La herida que no cierra
Antes del Bloque, antes de los muros grises y los drones zumbando sobre su cabeza, Veyra había tenido un hogar. No era lujoso como el de la élite ni miserable como las periferias olvidadas: era una casa común en los distritos intermedios, donde la rutina estaba dictada por los altavoces del Consejo y el brillo azul de los símbolos oficiales en cada esquina.
Su madre, Alenya, era costurera en un taller estatal. Pasaba las noches arreglando uniformes idénticos, cosiendo con manos rápidas mientras escuchaba los comunicados del Consejo. Su padre, Marcus, trabajaba en la planta de energía, un empleo agotador pero seguro, uno que mantenía a la familia en la línea de “ciudadanos obedientes”.
Y estaba Eidan, el hermano mayor de Veyra. Dos años de diferencia apenas, pero suficiente para que él se convirtiera en su refugio, en su cómplice silencioso. Eidan tenía la costumbre de dibujar en los márgenes de sus cuadernos, trazos rápidos de paisajes y rostros que jamás mostraba a los instructores. Lo hacía a escondidas, en las noches, alumbrándose con la tenue luz de una linterna rota.
—No dejes que te lo quiten todo, Veyra —le había dicho una vez, entregándole un trozo de papel con un dibujo de ambos riendo—. El Consejo puede controlarlo casi todo… pero no lo que llevamos aquí. —Y se golpeó el pecho, justo sobre el corazón.
Ese gesto quedó grabado en ella como un juramento.
Pero el sistema no perdona.
Eidan comenzó a hacer preguntas en la escuela, preguntas que ningún joven debía pronunciar: ¿por qué no podíamos elegir? ¿Por qué los recuerdos de antes del Consejo estaban borrados? ¿Por qué la gente hablaba de “amor” como si fuese un crimen?
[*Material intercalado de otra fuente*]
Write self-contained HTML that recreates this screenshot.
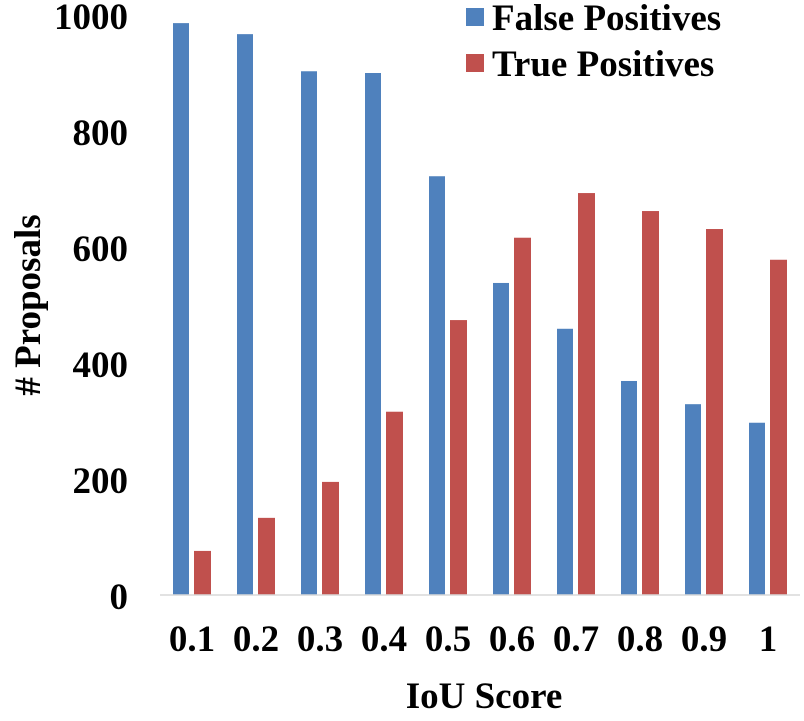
<!DOCTYPE html>
<html><head><meta charset="utf-8"><style>
body{margin:0;background:#fff;}
svg text{font-family:"Liberation Serif",serif;font-weight:bold;fill:#000;}
</style></head><body>
<svg id="chart" width="804" height="716" xmlns="http://www.w3.org/2000/svg">
<g id="bars"></g>
<line x1="160" y1="595" x2="800" y2="595" stroke="#d9d9d9" stroke-width="1.5"/>
<g id="yticks"></g><g id="xticks"></g>
<text x="484" y="708" font-size="37" text-anchor="middle">IoU Score</text>
<text transform="translate(40,305) rotate(-90)" font-size="37" text-anchor="middle"># Proposals</text>
<g>
<rect x="466" y="8" width="18" height="18" fill="#4f81bd"/>
<text x="492" y="30" font-size="37">False Positives</text>
<rect x="466" y="54" width="18" height="18" fill="#c0504d"/>
<text x="492" y="76" font-size="37">True Positives</text>
</g>
</svg>
<script>
const categories=["0.1","0.2","0.3","0.4","0.5","0.6","0.7","0.8","0.9","1"];
const falsePositives=[986,967,903,900,722,538,459,369,329,297];
const truePositives=[76,133,195,316,474,616,693,662,631,578];
const yTicks=[0,200,400,600,800,1000];
const NS="http://www.w3.org/2000/svg";
function y(v){return 595-v*0.58;}
function xc(i){return 192+i*64;}
const bars=document.getElementById('bars');
function mk(tag,attrs,parent){const e=document.createElementNS(NS,tag);for(const k in attrs)e.setAttribute(k,attrs[k]);parent.appendChild(e);return e;}
categories.forEach((c,i)=>{
  const b=mk('rect',{x:xc(i)-19,y:y(falsePositives[i]),width:16,height:595-y(falsePositives[i]),fill:'#4f81bd'},bars);
  
  
  const r=mk('rect',{x:xc(i)+2,y:y(truePositives[i]),width:17,height:595-y(truePositives[i]),fill:'#c0504d'},bars);
  
  
  const t=mk('text',{x:xc(i),y:651,'font-size':37,'text-anchor':'middle'},document.getElementById('xticks'));
  t.textContent=c;
  
  
});
yTicks.forEach(v=>{
  const t=mk('text',{x:128,y:y(v)+14,'font-size':37,'text-anchor':'end'},document.getElementById('yticks'));
  t.textContent=v;
  
  
});
</script>
</body></html>
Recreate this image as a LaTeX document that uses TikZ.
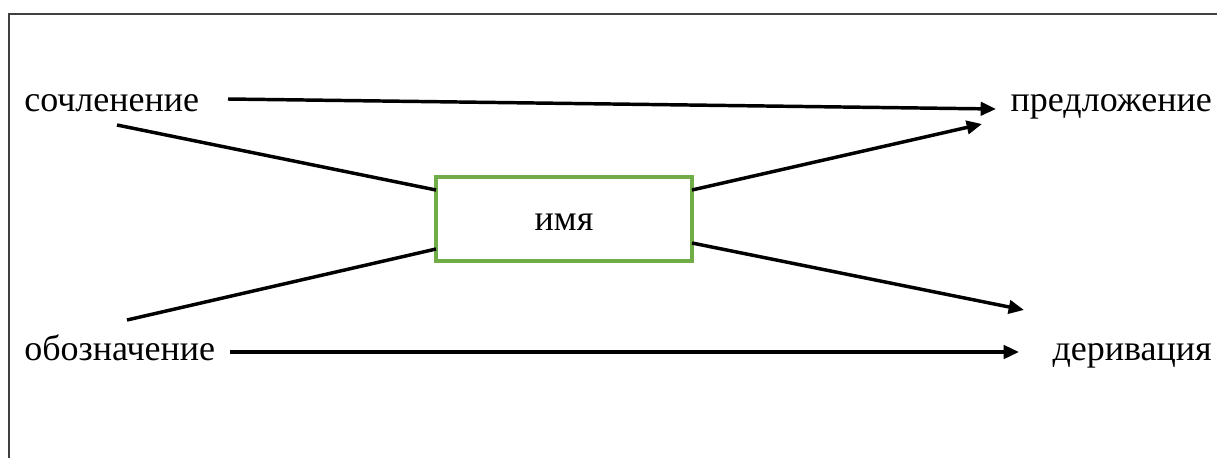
\documentclass[tikz,border=0pt]{standalone}
\usepackage{fontspec}
\setmainfont{Liberation Serif}
\usetikzlibrary{arrows.meta}
\definecolor{boxgreen}{RGB}{112,173,71}
\begin{document}
\begin{tikzpicture}[x=0.75pt,y=-0.75pt,
  lbl/.style={inner sep=0pt,font=\fontsize{27}{30}\selectfont},
  conn/.style={line width=2.6pt,black},
  arr/.style={conn,-{Triangle[length=11.5pt,width=10pt]}},
  namebox/.style={lbl,draw=boxgreen,line width=2.6pt,minimum width=192pt,minimum height=63pt,text height=17pt,text depth=0pt}]
\useasboundingbox (0,0) rectangle (1217,457);
\draw[line width=1.6pt,black!75] (9,14) rectangle (1260,500);
\node[lbl,anchor=base west] (son) at (24,111) {сочленение};
\node[lbl,anchor=base east] (pre) at (1212,111) {предложение};
\node[lbl,anchor=base west] (obo) at (24,360) {обозначение};
\node[lbl,anchor=base east] (der) at (1212,360) {деривация};
\node[namebox] (imya) at (564,219) {имя};
\coordinate (s1) at (228,99);
\coordinate (t1) at (996,109);
\coordinate (s2) at (117,125);
\coordinate (t2) at (436,190);
\coordinate (s3) at (127,320);
\coordinate (t3) at (436,249);
\coordinate (s4) at (692,190);
\coordinate (t4) at (982,124);
\coordinate (s5) at (692,243);
\coordinate (t5) at (1024,310);
\coordinate (s6) at (230,352);
\coordinate (t6) at (1019,352);
\draw[arr] (s1) -- (t1);
\draw[conn] (s2) -- (t2);
\draw[conn] (s3) -- (t3);
\draw[arr] (s4) -- (t4);
\draw[arr] (s5) -- (t5);
\draw[arr] (s6) -- (t6);
\end{tikzpicture}
\end{document}
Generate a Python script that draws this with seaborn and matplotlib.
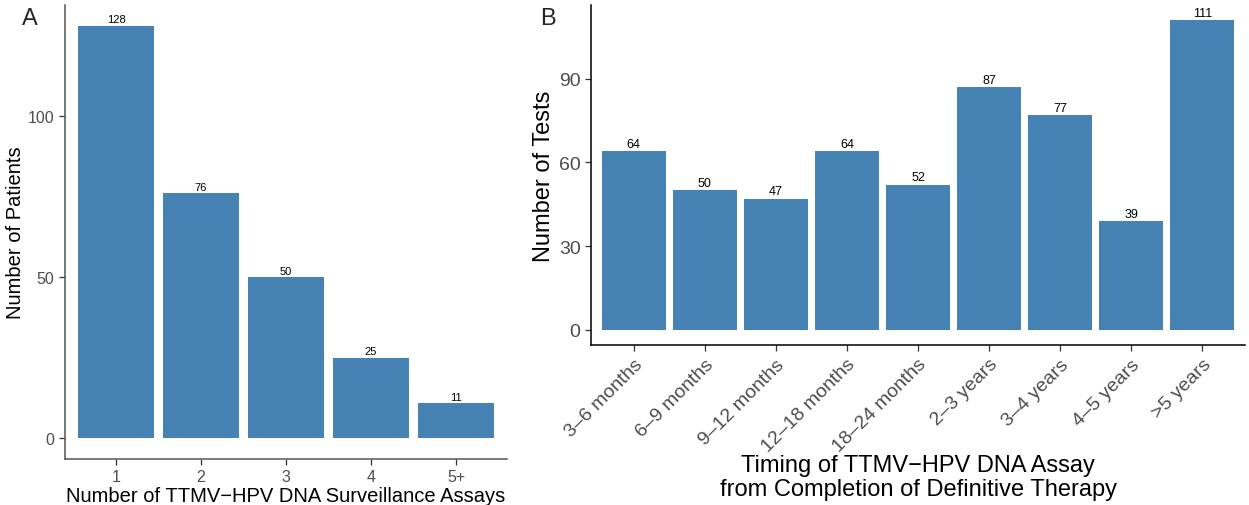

Al principio, los instructores lo amonestaron. Luego, lo enviaron a sesiones de control. Finalmente, un día, no volvió.
La familia recibió un comunicado frío, con las palabras cuidadosamente medidas:
"Unidad E-457 ha sido declarada incompatible con el sistema. Se ha procedido a su reajuste final en nombre de la estabilidad colectiva."
Ningún cuerpo. Ningún funeral. Solo una ausencia que se clavó en la casa como un vacío imposible de llenar.
Alenya dejó de hablar durante semanas, cosiendo en silencio hasta que las manos le sangraban. Daren se sumió en un mutismo férreo, refugiándose en turnos dobles en la planta de energía para no enfrentar la mirada de su hija menor. Y Veyra… Veyra se convirtió en un fuego sin control.
Empezó a romper las reglas a propósito. No respondía en clase, se negaba a repetir las consignas, hablaba de Eidan aunque todos le decían que debía olvidarlo. Fue advertida, sancionada y vigilada. Pero no retrocedió.
La noche de su arresto aún estaba fresca en su memoria. Tres guardias irrumpieron en la casa, con la orden oficial en mano. Sus padres no intentaron detenerlos; sabían que sería inútil. Veyra gritó, pateó, pero fue arrastrada fuera de su habitación sin poder siquiera recoger el dibujo que Eidan le había dejado.
La llevaron al Bloque de Reajuste sin más explicaciones que un mensaje grabado en voz metálica:
—Unidad 47: asignada a proceso de corrección conductual.
Los muros grises se cerraron sobre ella como una sentencia. No hubo despedidas, no hubo abrazos. La puerta del Bloque se cerró y el mundo que conocía dejó de existir.
Desde entonces, Veyra cargaba con la certeza de que todo lo que hacía, cada palabra rebelde que pronunciaba, era por él. Por Eidan.
El Consejo lo había borrado, pero ella se encargaría de que su memoria siguiera viva, aunque eso significara que el chip ardiera contra su cuello una y otra vez.
Porque la herida de perder a un hermano nunca cerraba. Y en ese dolor se había forjado su fuerza.